Drop Dead Gorgeous:
This is such a well-kept secret that I seriously wish more people knew about! It's a mockumentary in the style of all those Christopher Guest masterpieces ("Waiting for Guffman" etc.) detailing the build-up to a fictional American Teen Princess Pageant in the predominantly Lutheran community of Mount Rose, Minnesota. And what a cast! - Ellen Barkin, Allison Janney, Kirsten Dunst, Amy Adams, Brittany Murphy, Kirstie Alley and Denise Richards among them.
Some favourite lines (thanks to IMDB):
"Yah, my ma's clothes all melted onto mine forming, like, this big polyester meteor in our closet, y'know? But, in some kinda weird miracle, our neighbor boy, Kenny Hanson, found my tap costume on the roof o' their trailer while he was settin' coon traps for his dad. Here's the weird part: it was still on the hanger".
Annette Atkins: Who's this?
Amber Atkins: Oh, they're here to see my room and film me for their movie.
Annette Atkins: If they ask you to take your top off, get the money first.
Gladys Leeman: The communal wine just proves too tempting for some of them!
Iris Clark: That's why we Lutherans use grape Kool-Aid for the blood of Christ.
Colleen Douglas: Look at that one there. I think that she's had a boob job.
Terry Macey: Oh, come on. She's too young for a boob job.
Colleen Douglas: They do that at birth now, what are you talking about?
"The swan ate my baby, the swan ate my baby!"
Amber Atkins: [after Becky gives Mary a box of chocolates] Good going Becky, she's anorexic.
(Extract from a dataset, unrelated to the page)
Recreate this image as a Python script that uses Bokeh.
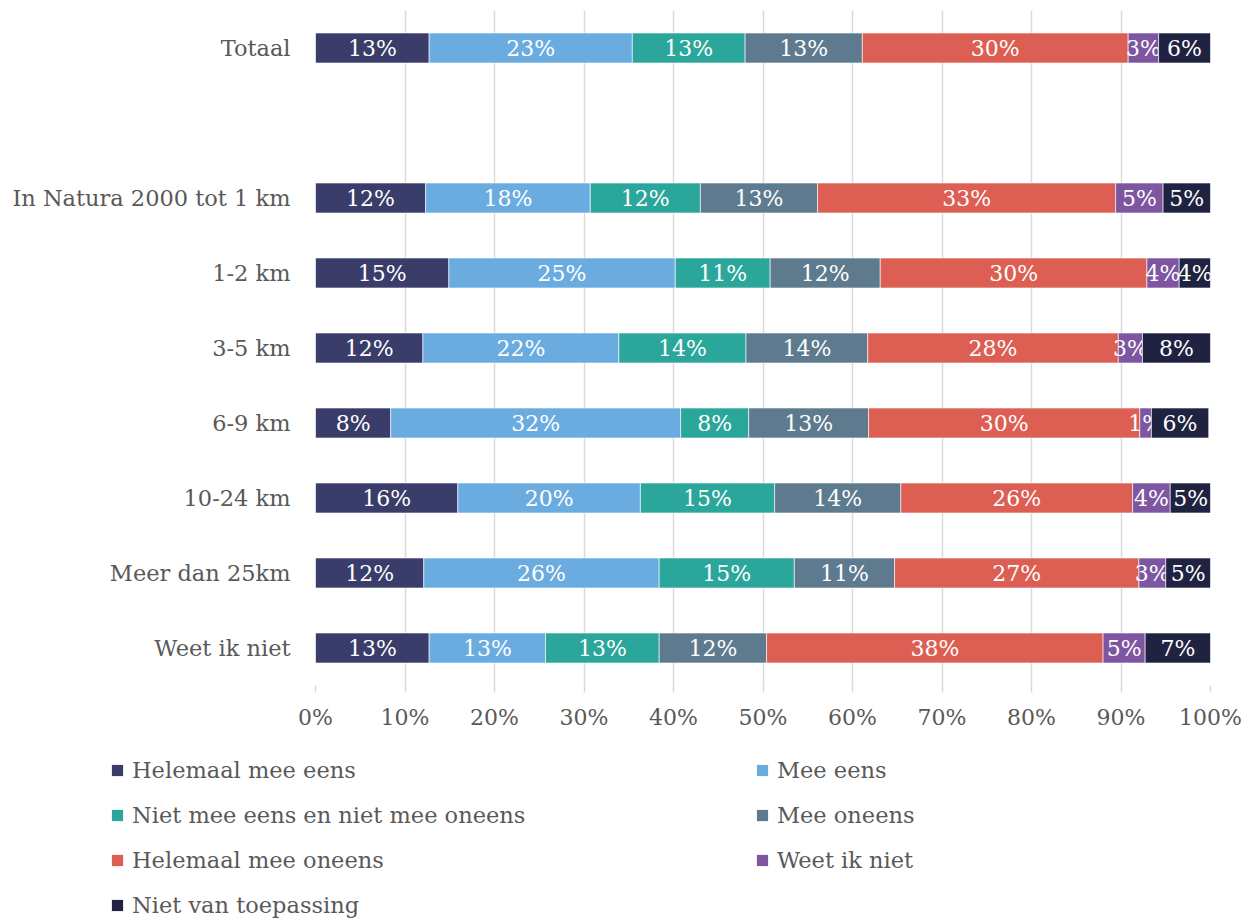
from bokeh.plotting import figure
from bokeh.models import ColumnDataSource, FixedTicker, Legend, LegendItem
from bokeh.layouts import column
from bokeh.core.properties import value
from bokeh.embed import file_html
from bokeh.resources import INLINE

categories = ["Totaal", "In Natura 2000 tot 1 km", "1-2 km", "3-5 km", "6-9 km",
              "10-24 km", "Meer dan 25km", "Weet ik niet"]
y_pos = [8, 6, 5, 4, 3, 2, 1, 0]

series_names = ["Helemaal mee eens", "Mee eens", "Niet mee eens en niet mee oneens",
                "Mee oneens", "Helemaal mee oneens", "Weet ik niet", "Niet van toepassing"]
helemaal_eens = [12.7, 12.3, 14.9, 12.0, 8.4, 15.9, 12.1, 12.7]
mee_eens = [22.7, 18.4, 25.3, 21.9, 32.4, 20.4, 26.3, 13.0]
neutraal = [12.6, 12.3, 10.6, 14.2, 7.6, 15.0, 15.1, 12.7]
mee_oneens = [13.1, 13.1, 12.3, 13.6, 13.4, 14.1, 11.2, 12.0]
helemaal_oneens = [29.7, 33.3, 29.8, 28.0, 30.3, 25.9, 27.3, 37.6]
weet_niet = [3.4, 5.3, 3.6, 2.7, 1.3, 4.2, 3.0, 4.7]
niet_van_toepassing = [5.8, 5.3, 3.6, 7.6, 6.4, 4.6, 5.0, 7.3]
colors = ["#3A3C6A", "#6AACE0", "#2BA69A", "#5E7A8E", "#DD5E52", "#7E55A0", "#1F2240"]

x_ticks = list(range(0, 101, 10))

series = [helemaal_eens, mee_eens, neutraal, mee_oneens, helemaal_oneens,
          weet_niet, niet_van_toepassing]

GREY = "#595959"
FONT = "DejaVu Serif"
W = 1245

p = figure(width=W, height=745, x_range=(0, 100), y_range=(-0.5, 8.5),
           output_backend="svg", toolbar_location=None,
           min_border_left=315, min_border_right=W - 1210, min_border_top=10,
           min_border_bottom=60)
p.frame_align = False
p.outline_line_color = None
p.background_fill_color = "white"

# legend figure (swatches only; the bar data lies outside its visible range)
lg = figure(width=W, height=173, x_range=(0, 100), y_range=(100, 101),
            output_backend="svg", toolbar_location=None,
            x_axis_location=None, y_axis_location=None,
            min_border_left=0, min_border_right=0, min_border_top=0,
            min_border_bottom=0)
lg.frame_align = False
lg.grid.visible = False
lg.outline_line_color = None
lg.border_fill_color = "white"
lg.background_fill_color = "white"

items = []
left = [0.0] * len(categories)
for name, vals, col in zip(series_names, series, colors):
    right = [l + v for l, v in zip(left, vals)]
    src = ColumnDataSource(dict(
        y=y_pos, left=left, right=right,
        mid=[(l + r) / 2 for l, r in zip(left, right)],
        lab=[f"{round(v):.0f}%" for v in vals]))
    p.hbar(y="y", left="left", right="right", height=0.4, source=src,
           fill_color=col, line_color="white", line_width=0.6)
    p.text(x="mid", y="y", text="lab", source=src, text_color="white",
           text_align="center", text_baseline="middle",
           text_font=value(FONT), text_font_size="22px")
    r = lg.hbar(y="y", left="left", right="right", height=0.4, source=src,
                fill_color=col, line_color=None)
    items.append(LegendItem(label=name, renderers=[r], index=0))
    left = right

# axes
p.xaxis.ticker = FixedTicker(ticks=x_ticks)
p.xaxis.major_label_overrides = {t: f"{t}%" for t in x_ticks}
p.xaxis.axis_line_color = None
p.xaxis.major_tick_line_color = "#D9D9D9"
p.xaxis.major_tick_line_width = 1.5
p.xaxis.major_tick_out = 7
p.xaxis.major_tick_in = 0
p.xaxis.minor_tick_line_color = None
p.xaxis.major_label_standoff = 12
p.xaxis.major_label_text_font = FONT
p.xaxis.major_label_text_font_size = "22px"
p.xaxis.major_label_text_color = GREY

p.yaxis.ticker = FixedTicker(ticks=y_pos)
p.yaxis.major_label_overrides = {y: c for y, c in zip(y_pos, categories)}
p.yaxis.axis_line_color = None
p.yaxis.major_tick_line_color = None
p.yaxis.minor_tick_line_color = None
p.yaxis.major_label_standoff = 19
p.yaxis.major_label_text_font = FONT
p.yaxis.major_label_text_font_size = "22.5px"
p.yaxis.major_label_text_color = GREY

p.xgrid.ticker = FixedTicker(ticks=x_ticks)
p.xgrid.grid_line_color = "#D9D9D9"
p.xgrid.grid_line_width = 1.5
p.ygrid.grid_line_color = None

legend = Legend(items=items, location=(110, 0), orientation="horizontal",
                ncols=2, glyph_width=14, glyph_height=14, label_standoff=8,
                label_width=604, label_height=24, spacing=19, padding=0, margin=0,
                label_text_font=FONT, label_text_font_size="22.5px",
                label_text_color=GREY, background_fill_alpha=0, border_line_alpha=0)
lg.add_layout(legend, "center")

layout = column(p, lg, spacing=0)
open("out.html", "w").write(file_html(layout, INLINE))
Becky Ann Leeman: [covers Mary's ears] She's skinny Amber, not deaf.
Amber Atkins: [shaken after seeing her mom in the hospital] Ummm. I'm quitting the pagent.
Loretta: [grabbing and shaking Amber] You're WHAT?
Amber Atkins: I'm quitting the...
Loretta: I heard you! I was just trying to get you to change your mind. Amber, the woman clung to your tap shoes while she was flying through the air like a goddamn lawn dart!
Amber Atkins: [Running onto the scene of her and her mom's blown up trailer home] Mom? MOM?
Fireman: Whoa, whoa, whoa... you family?
Loretta: No, she's just yelling, "Mom, mom," because she has Tourettes! She's Annette's kid dip**it.